Overwatch is definitely the right choice. Consider the 'OG' meaning originates from military terminology. In this context, "overwatch" refers to a tactical position where one unit provides covering fire and surveillance for another unit as it moves forward or performs an action. The overwatch position is typically elevated or strategically placed to have a clear view of the battlefield, allowing the overwatching unit to detect threats and engage enemies to protect the advancing or exposed units.
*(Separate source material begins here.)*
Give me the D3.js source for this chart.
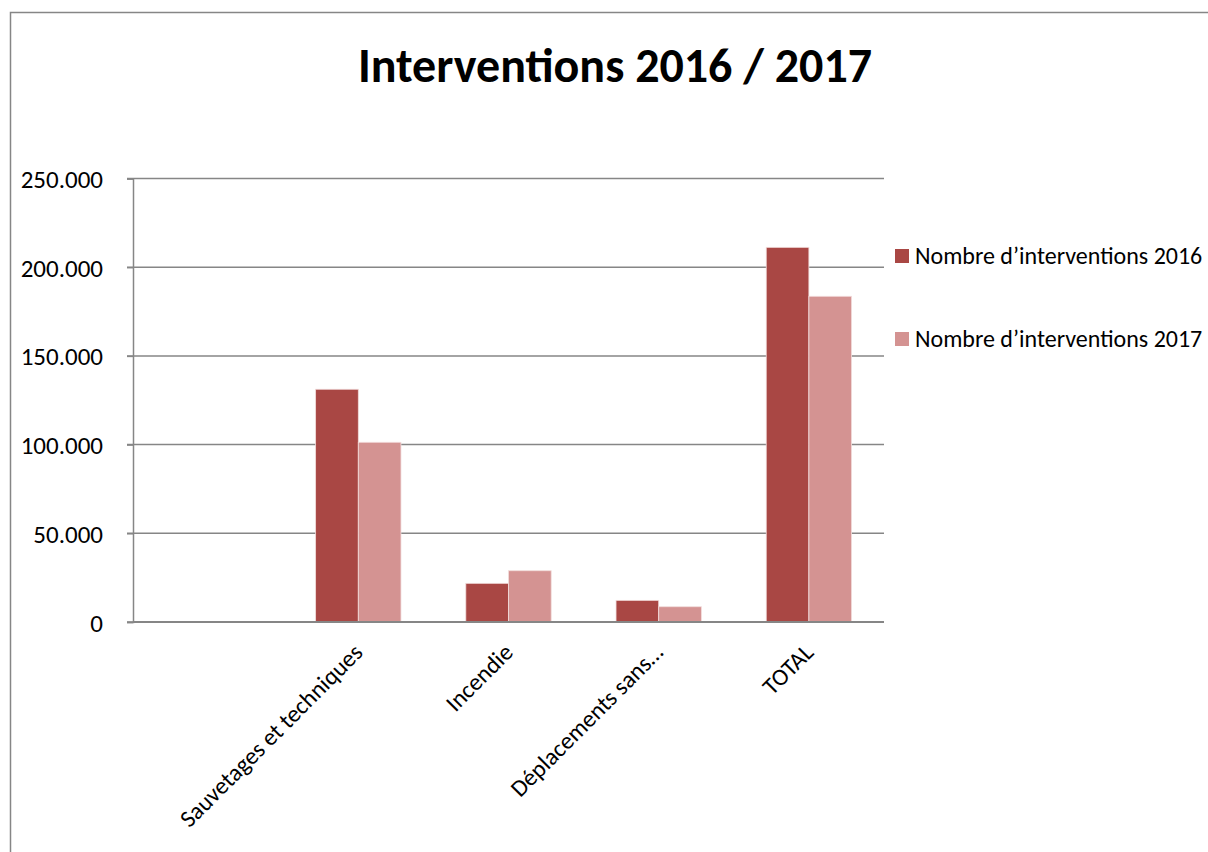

This concept ensures that the moving or vulnerable unit can operate with reduced risk, as the overwatching unit can neutralize potential dangers and provide critical information about the surroundings. The practice of overwatch is a fundamental tactic in military operations, emphasizing teamwork, communication, and strategic positioning.

zelias|1 year ago

Maybe split the difference by naming Sombra the CTO

marcus0x62|1 year ago

It is also, and more to the point of being a real trademark issue, the name of a managed threat hunting service from Crowdstrike.

technick|1 year ago

Doesn't the government have a program named overwatch as well? Something in the air force cyber transport division...

jacques_chester|1 year ago

Trademarks are namespaced by subject matter.

prakashn27|1 year ago

how many you thought it is "Overwatch" multiplayer game? :-)

aodonnell2536|1 year ago

Now there’s “Overwatch” the game, “Overwatch” the anticheat platform, and “Overwatch” the OSINT platform!